> [What this task involves] Look through the listing for the word "chart". Copy each line that has it.

-*-*-

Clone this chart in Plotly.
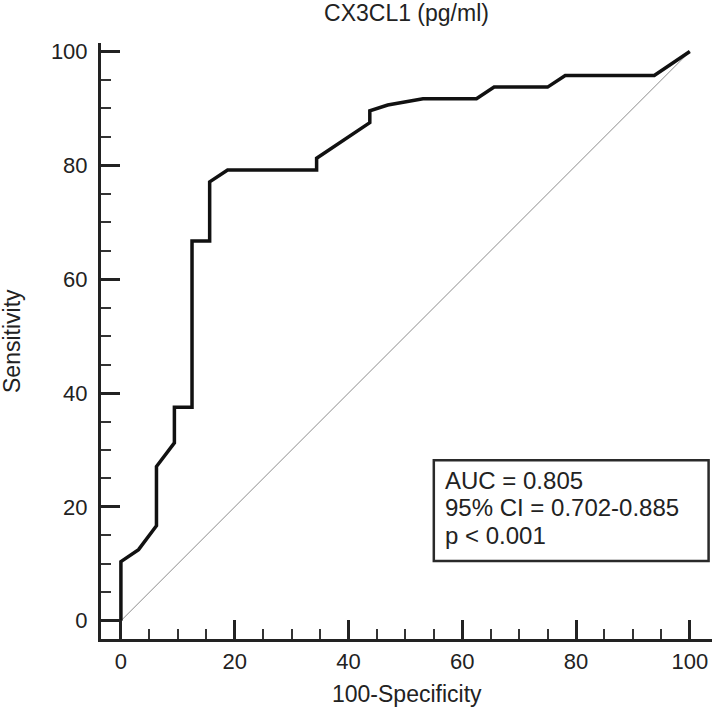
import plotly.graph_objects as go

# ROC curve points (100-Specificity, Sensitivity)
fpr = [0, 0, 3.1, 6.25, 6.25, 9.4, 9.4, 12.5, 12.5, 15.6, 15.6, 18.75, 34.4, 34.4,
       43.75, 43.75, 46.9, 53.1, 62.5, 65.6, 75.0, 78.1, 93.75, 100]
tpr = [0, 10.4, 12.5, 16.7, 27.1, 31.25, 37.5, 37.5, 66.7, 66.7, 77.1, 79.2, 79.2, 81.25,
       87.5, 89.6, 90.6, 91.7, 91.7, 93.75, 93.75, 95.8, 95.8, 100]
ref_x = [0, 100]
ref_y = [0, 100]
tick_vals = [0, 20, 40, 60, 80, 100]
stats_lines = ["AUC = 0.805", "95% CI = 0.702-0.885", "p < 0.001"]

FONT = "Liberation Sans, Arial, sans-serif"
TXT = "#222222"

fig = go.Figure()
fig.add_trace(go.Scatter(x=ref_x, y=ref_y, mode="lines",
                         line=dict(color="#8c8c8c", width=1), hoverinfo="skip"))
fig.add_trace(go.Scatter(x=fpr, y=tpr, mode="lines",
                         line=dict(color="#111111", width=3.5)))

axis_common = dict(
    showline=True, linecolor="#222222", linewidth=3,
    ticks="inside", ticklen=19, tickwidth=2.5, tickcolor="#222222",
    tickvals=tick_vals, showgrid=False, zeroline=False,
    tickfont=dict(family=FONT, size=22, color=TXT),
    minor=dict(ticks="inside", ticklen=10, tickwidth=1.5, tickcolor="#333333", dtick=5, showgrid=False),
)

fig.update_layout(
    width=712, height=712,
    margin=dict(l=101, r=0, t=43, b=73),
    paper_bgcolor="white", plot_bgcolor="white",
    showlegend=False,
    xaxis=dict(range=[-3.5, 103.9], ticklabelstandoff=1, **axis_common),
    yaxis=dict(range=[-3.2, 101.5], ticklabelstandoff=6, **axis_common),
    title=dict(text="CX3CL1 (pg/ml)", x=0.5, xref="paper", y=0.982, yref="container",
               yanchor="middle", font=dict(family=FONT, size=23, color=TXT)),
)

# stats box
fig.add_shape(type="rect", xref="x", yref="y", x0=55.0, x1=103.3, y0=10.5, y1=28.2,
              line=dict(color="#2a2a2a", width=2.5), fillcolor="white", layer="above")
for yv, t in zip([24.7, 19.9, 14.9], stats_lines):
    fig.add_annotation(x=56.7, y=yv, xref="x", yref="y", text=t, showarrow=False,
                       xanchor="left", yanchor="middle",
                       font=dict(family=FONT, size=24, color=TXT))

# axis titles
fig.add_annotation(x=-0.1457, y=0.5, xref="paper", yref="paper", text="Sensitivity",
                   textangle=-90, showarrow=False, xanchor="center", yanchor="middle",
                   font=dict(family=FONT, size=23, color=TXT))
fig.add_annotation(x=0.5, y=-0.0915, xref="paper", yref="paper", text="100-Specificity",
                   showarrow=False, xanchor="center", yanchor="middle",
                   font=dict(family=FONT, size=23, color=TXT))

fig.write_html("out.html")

-*-*-

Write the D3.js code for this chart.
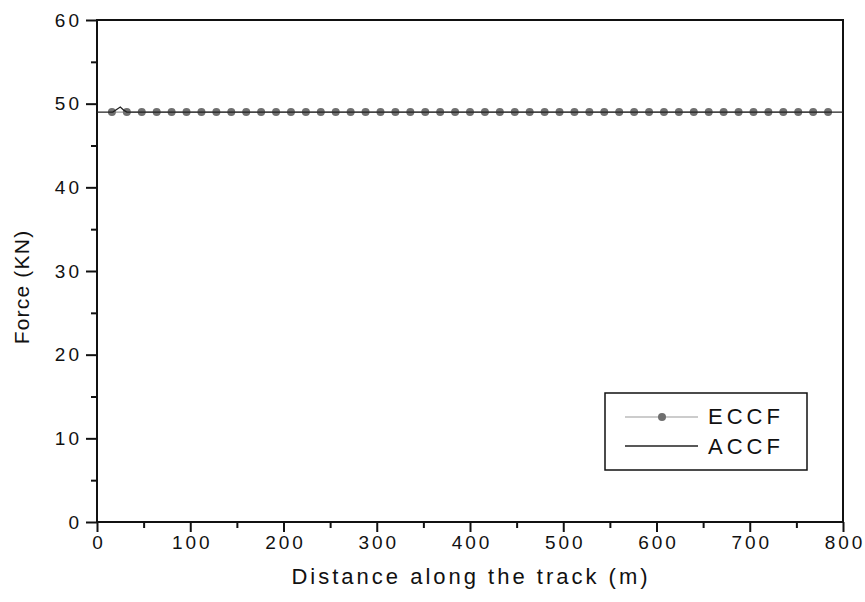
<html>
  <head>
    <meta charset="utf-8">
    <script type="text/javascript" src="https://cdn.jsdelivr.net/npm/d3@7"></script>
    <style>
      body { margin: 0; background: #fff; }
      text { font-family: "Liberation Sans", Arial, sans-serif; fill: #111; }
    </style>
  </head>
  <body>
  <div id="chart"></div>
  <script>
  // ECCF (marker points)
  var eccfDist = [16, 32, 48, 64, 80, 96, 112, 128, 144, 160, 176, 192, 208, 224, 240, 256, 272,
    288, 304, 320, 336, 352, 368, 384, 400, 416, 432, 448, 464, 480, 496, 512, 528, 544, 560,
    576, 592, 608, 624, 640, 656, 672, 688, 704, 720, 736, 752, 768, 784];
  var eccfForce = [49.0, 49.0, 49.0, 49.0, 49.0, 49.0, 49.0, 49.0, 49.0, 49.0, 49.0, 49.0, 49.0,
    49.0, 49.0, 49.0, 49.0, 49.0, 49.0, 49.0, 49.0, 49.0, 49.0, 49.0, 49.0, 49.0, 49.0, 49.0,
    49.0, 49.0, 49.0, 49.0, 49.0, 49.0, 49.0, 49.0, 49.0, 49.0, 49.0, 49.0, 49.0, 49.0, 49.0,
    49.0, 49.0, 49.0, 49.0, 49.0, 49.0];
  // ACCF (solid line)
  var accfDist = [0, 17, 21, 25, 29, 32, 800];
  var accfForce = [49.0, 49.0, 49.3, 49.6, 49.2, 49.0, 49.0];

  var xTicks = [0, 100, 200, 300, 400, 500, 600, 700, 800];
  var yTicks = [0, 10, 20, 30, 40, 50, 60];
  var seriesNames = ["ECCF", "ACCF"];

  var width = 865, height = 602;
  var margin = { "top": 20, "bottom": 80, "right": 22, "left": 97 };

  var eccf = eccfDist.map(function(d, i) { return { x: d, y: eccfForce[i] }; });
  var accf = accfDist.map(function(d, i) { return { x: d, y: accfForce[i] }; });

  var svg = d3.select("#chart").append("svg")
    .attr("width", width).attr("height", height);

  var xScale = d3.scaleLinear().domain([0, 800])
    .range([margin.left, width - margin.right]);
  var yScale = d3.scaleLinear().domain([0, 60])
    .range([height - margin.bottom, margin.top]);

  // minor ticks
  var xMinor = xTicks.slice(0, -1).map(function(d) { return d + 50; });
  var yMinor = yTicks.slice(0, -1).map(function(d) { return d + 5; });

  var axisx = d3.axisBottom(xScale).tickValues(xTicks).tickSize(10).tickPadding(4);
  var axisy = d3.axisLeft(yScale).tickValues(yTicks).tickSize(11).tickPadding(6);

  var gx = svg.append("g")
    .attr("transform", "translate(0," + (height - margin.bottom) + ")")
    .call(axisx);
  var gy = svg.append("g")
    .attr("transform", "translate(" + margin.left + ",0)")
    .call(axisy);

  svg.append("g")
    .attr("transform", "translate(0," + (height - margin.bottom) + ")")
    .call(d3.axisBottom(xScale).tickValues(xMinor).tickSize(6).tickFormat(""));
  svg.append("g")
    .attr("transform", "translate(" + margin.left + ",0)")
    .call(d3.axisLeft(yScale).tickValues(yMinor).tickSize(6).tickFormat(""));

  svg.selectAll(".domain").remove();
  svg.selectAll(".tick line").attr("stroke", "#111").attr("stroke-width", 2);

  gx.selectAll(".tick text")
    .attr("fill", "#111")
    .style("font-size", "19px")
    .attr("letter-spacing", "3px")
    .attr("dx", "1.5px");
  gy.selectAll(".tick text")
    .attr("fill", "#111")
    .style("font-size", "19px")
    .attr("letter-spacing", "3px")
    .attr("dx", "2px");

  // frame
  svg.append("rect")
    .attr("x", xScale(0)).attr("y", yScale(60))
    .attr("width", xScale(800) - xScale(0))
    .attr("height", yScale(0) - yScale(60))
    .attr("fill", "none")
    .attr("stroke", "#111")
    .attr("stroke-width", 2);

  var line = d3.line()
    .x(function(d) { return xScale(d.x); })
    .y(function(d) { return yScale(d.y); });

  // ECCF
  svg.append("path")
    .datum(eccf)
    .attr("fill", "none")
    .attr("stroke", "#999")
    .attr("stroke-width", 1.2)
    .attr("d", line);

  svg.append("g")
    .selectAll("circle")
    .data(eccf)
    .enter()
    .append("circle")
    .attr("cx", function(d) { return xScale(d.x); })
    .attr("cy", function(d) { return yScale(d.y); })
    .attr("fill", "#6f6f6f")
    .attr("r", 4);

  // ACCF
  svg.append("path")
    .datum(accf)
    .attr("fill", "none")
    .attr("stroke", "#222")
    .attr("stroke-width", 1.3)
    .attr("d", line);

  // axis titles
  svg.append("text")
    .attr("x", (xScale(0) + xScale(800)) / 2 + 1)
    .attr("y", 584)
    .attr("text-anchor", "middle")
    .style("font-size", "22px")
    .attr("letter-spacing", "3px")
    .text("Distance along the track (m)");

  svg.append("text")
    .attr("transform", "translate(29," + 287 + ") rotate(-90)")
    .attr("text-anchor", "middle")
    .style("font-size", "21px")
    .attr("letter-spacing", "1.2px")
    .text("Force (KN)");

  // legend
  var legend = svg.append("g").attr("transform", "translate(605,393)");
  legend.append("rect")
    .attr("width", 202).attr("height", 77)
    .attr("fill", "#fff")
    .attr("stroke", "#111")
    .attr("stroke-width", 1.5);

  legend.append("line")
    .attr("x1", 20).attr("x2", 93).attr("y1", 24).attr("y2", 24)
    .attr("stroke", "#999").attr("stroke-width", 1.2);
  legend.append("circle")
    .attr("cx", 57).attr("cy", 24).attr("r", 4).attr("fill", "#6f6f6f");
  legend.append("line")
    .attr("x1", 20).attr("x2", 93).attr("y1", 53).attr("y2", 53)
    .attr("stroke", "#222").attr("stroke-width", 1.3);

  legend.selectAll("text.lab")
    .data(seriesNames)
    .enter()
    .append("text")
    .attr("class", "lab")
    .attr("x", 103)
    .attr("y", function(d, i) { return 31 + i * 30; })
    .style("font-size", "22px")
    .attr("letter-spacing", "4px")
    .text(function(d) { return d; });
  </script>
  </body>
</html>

-*-*-

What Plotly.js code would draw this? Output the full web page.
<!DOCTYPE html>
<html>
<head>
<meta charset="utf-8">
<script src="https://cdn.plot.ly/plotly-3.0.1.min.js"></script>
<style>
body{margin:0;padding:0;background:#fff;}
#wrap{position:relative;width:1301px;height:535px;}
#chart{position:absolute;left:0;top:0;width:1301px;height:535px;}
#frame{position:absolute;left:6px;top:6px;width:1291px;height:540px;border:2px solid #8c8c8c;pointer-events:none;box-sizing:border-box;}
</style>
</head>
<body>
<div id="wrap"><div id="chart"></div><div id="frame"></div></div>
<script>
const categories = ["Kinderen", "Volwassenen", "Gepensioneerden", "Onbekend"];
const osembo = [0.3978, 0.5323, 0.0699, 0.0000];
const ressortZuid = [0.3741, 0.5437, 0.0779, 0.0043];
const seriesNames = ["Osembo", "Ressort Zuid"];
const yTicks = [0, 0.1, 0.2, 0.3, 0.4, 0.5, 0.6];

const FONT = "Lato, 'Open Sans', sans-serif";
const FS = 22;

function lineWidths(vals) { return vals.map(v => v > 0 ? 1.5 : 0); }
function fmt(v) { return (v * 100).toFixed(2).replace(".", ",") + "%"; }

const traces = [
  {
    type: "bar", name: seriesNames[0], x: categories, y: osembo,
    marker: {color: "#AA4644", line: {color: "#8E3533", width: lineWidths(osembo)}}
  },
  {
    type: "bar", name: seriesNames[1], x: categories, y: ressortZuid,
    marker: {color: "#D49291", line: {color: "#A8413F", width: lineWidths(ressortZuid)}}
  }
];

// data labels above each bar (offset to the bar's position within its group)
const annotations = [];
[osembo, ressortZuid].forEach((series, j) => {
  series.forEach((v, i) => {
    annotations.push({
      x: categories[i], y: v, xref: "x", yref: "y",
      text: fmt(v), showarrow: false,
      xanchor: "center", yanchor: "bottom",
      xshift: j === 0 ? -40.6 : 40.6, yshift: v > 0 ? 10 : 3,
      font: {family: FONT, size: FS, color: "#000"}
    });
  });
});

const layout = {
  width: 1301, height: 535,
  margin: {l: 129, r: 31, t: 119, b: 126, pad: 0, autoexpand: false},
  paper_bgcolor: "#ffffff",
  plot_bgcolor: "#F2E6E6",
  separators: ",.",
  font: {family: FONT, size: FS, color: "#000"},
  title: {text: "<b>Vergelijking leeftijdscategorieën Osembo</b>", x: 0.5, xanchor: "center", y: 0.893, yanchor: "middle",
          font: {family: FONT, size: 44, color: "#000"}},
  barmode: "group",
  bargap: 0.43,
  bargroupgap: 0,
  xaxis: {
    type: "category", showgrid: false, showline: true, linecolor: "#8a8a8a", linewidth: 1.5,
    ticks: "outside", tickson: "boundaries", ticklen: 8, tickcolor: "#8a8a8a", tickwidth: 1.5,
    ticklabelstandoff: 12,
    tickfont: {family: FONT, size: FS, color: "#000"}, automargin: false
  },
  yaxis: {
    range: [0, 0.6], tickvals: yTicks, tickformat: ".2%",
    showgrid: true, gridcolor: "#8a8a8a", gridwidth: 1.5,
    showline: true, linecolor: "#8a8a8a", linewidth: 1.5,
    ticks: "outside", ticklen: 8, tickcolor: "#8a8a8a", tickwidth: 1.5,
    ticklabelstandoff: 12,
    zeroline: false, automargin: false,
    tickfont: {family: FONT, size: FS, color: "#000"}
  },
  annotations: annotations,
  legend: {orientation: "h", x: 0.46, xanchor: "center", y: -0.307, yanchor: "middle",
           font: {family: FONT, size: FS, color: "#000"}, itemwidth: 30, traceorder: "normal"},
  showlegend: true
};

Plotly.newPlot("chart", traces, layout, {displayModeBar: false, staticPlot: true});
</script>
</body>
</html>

-*-*-

> [Completed exercise]
Clone this chart in Plotly.
Write the D3.js code for this chart.
  <div id="chart"></div>
  var svg = d3.select("#chart").append("svg")
#chart{position:absolute;left:0;top:0;width:1301px;height:535px;}
<div id="wrap"><div id="chart"></div><div id="frame"></div></div>
Plotly.newPlot("chart", traces, layout, {displayModeBar: false, staticPlot: true});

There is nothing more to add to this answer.